Recently, Professor Zong Xu’s team from the Clean Energy Research Center for Ships, under the Marine Engineering College, has made significant progress in solar-driven "green hydrogen" production. Their research, titled Depressing Charge Recombination in Hybrid Perovskites by Introducing Dynamic Electron/energy Relay Couple Towards Enhanced Photocatalytic Hydrogen Production, was published in Energy & Environmental Science (impact factor 32.4). This marks the first research paper by our university, as the sole corresponding institution, to be published in this prestigious journal. Energy & Environmental Science is globally recognized as a top-tier journal in the field of energy and environmental science, with a focus on critical and high-quality research in energy conversion and storage, alternative fuel technologies, and environmental science. It ranks first among over 400 journals in the field, boasting a 2024 impact factor of 32.4 and a five-year average impact factor of 34.5.

Reducing greenhouse gas emissions from ships is an essential requirement for the shipping industry to address climate change. Converting renewable energy into clean and efficient hydrogen energy for applications in the traditionally fossil fuel-reliant maritime industry represents an ideal pathway for achieving emission reduction. Solar energy, as the most abundant renewable energy source on earth, provides an optimal route for hydrogen production via semiconductor photocatalysis. A key focus of research in this field is the development of strategies to enhance the separation and transport of photogenerated charges in semiconductors to enable efficient photocatalytic hydrogen production.

Organic-inorganic hybrid perovskite (OIHP), with its unique optoelectronic properties, serves as an ideal carrier for photocatalytic hydrogen evolution reactions. However, severe recombination of photogenerated charges significantly limits the hydrogen evolution performance of OIHP-based photocatalysts. Thus, developing strategies to promote the separation and transport of photogenerated charges in OIHPs is critical to achieving efficient solar energy conversion. In recent years, strategies such as cocatalyst engineering, electronic structure engineering, and their combinations have been employed to enhance charge separation and transport in OIHPs. Nevertheless, the solar-to-hydrogen (STH) energy conversion efficiency achieved in related studies remains well below theoretical values.

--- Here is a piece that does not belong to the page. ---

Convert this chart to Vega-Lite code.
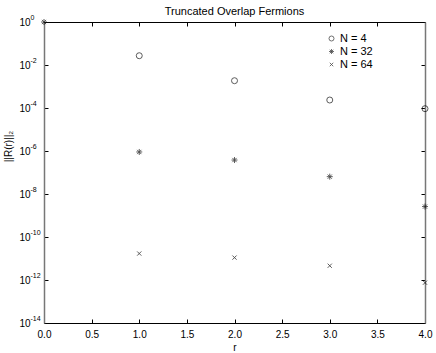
{
  "$schema": "https://vega.github.io/schema/vega-lite/v6.json",
  "width": 381,
  "height": 301,
  "autosize": {"type": "none"},
  "padding": {"left": 44, "top": 22, "right": 11, "bottom": 30},
  "background": "white",
  "title": {"text": "Truncated Overlap Fermions", "fontSize": 11, "font": "Liberation Sans", "fontWeight": "normal", "color": "black", "offset": -4},
  "config": {
    "view": {"stroke": null},
    "axis": {"labelFont": "Liberation Sans", "titleFont": "Liberation Sans", "labelFontSize": 10, "titleFontSize": 10, "labelColor": "black", "titleColor": "black", "domainColor": "black", "tickColor": "black", "grid": false, "titleFontWeight": "normal"}
  },
  "data": {"values": [
    {"r": 0, "v": 1, "N": "N = 32"},
    {"r": 1, "v": 0.027, "N": "N = 4"},
    {"r": 2, "v": 0.00186, "N": "N = 4"},
    {"r": 3, "v": 0.000235, "N": "N = 4"},
    {"r": 4, "v": 0.000093, "N": "N = 4"},
    {"r": 1, "v": 9e-7, "N": "N = 32"},
    {"r": 2, "v": 3.8e-7, "N": "N = 32"},
    {"r": 3, "v": 6.4e-8, "N": "N = 32"},
    {"r": 4, "v": 2.6e-9, "N": "N = 32"},
    {"r": 1, "v": 1.7e-11, "N": "N = 64"},
    {"r": 2, "v": 1.1e-11, "N": "N = 64"},
    {"r": 3, "v": 4.6e-12, "N": "N = 64"},
    {"r": 4, "v": 7.5e-13, "N": "N = 64"}
  ]},
  "layer": [
    {
      "mark": {"type": "point", "filled": false, "stroke": "black", "strokeWidth": 0.9, "clip": false},
      "encoding": {
        "x": {"field": "r", "type": "quantitative", "scale": {"domain": [0, 4], "nice": false, "zero": false},
          "axis": {"values": [0, 0.5, 1, 1.5, 2, 2.5, 3, 3.5, 4], "title": "r", "tickSize": -4, "labelPadding": 10, "titlePadding": 3, "labelFlush": false}},
        "y": {"field": "v", "type": "quantitative", "scale": {"type": "log", "domain": [1e-14, 1], "nice": false},
          "axis": {"values": [1, 0.01, 0.0001, 1e-6, 1e-8, 1e-10, 1e-12, 1e-14], "title": "||R(r)||₂", "titleX": -36, "titleY": 124, "titleAngle": -90, "titleAlign": "center", "titleBaseline": "middle", "tickSize": -4, "labelPadding": 18, "domainColor": "#777", "domainWidth": 1.5,
            "labelExpr": "'10'"}},
        "shape": {"field": "N", "type": "nominal",
          "scale": {"domain": ["N = 4", "N = 32", "N = 64"], "range": ["circle", "M-1,0L1,0M0,-1L0,1M-0.7,-0.7L0.7,0.7M-0.7,0.7L0.7,-0.7", "M-0.7,-0.7L0.7,0.7M-0.7,0.7L0.7,-0.7"]},
          "legend": {"title": null, "orient": "none", "legendX": 282, "legendY": 11, "labelFont": "Liberation Sans", "labelFontSize": 11, "labelColor": "black", "symbolSize": 25, "symbolStrokeColor": "black", "symbolStrokeWidth": 0.8, "symbolFillColor": "transparent", "rowPadding": 1, "padding": 0, "labelOffset": 3}},
        "size": {"value": 36}
      }
    },
    {
      "mark": {"type": "point", "opacity": 0},
      "encoding": {
        "x": {"field": "r", "type": "quantitative", "axis": {"orient": "top", "values": [0, 0.5, 1, 1.5, 2, 2.5, 3, 3.5, 4], "labels": false, "title": null, "tickSize": -4}},
        "y": {"field": "v", "type": "quantitative", "axis": {"orient": "right", "values": [1, 0.01, 0.0001, 1e-6, 1e-8, 1e-10, 1e-12, 1e-14], "labels": false, "title": null, "tickSize": -4, "domainColor": "#777", "domainWidth": 1.5}}
      }
    },
    {
      "mark": {"type": "point", "opacity": 0},
      "encoding": {
        "y": {"field": "v", "type": "quantitative", "axis": {"orient": "left", "values": [1, 0.01, 0.0001, 1e-6, 1e-8, 1e-10, 1e-12, 1e-14], "domain": false, "ticks": false, "title": null, "labelAlign": "left", "labelPadding": 14, "labelOffset": -5, "labelFontSize": 7,
          "labelExpr": "'' + round(log(datum.value)/LN10)"}}
      }
    }
  ],
  "resolve": {"axis": {"x": "independent", "y": "independent"}}
}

In this work, the research team introduced a dynamic Cu/(CuI₂)⁻ electron/energy relay station into the MAPbI₃ perovskite system, significantly depressing photogenerated charge recombination in the MAPbI₃ photocatalyst and markedly improving its photocatalytic hydrogen production activity. The study revealed that (CuI₂)⁻ in the reaction solution effectively captured photogenerated electrons from MAPbI₃, forming metallic Cu in situ as an electron/energy storage medium. This mechanism depressed photogenerated charge recombination and achieved photon energy storage. The in situ-generated metallic Cu subsequently reacted with hydroiodic acid (HI) to release stored solar energy, enabling a decoupled dark-state hydrogen generation reaction analogous to the dark reduction processes in natural photosynthesis. Furthermore, metallic Cu acted as a cocatalyst for the hydrogen evolution reaction (HER), facilitating the reduction of protons by photogenerated electrons from MAPbI₃ to produce hydrogen. By further introducing platinum (Pt) as an HER cocatalyst, the dark-state chemical hydrogen generation reaction and the light-driven proton reduction reaction were accelerated. As a result, the photocatalytic hydrogen evolution activity of the MAPbI₃ system was enhanced by 2334 times, achieving an STH conversion efficiency of up to 5.25%. This work provides a novel strategy for the development of efficient OIHP-based solar hydrogen production systems.

The first author of this paper is Liu Jiaqi, a 2021 doctoral student from Marine Engineering College of Dalian Maritime University. Researcher Gao Yuying from Dalian Institute of Chemical Physics contributed to the study's reaction mechanism analysis. This work was supported by the National Natural Science Foundation of China, Liaoning Revitalization Talent Program, and the Leading Talent Program of Dalian Maritime University.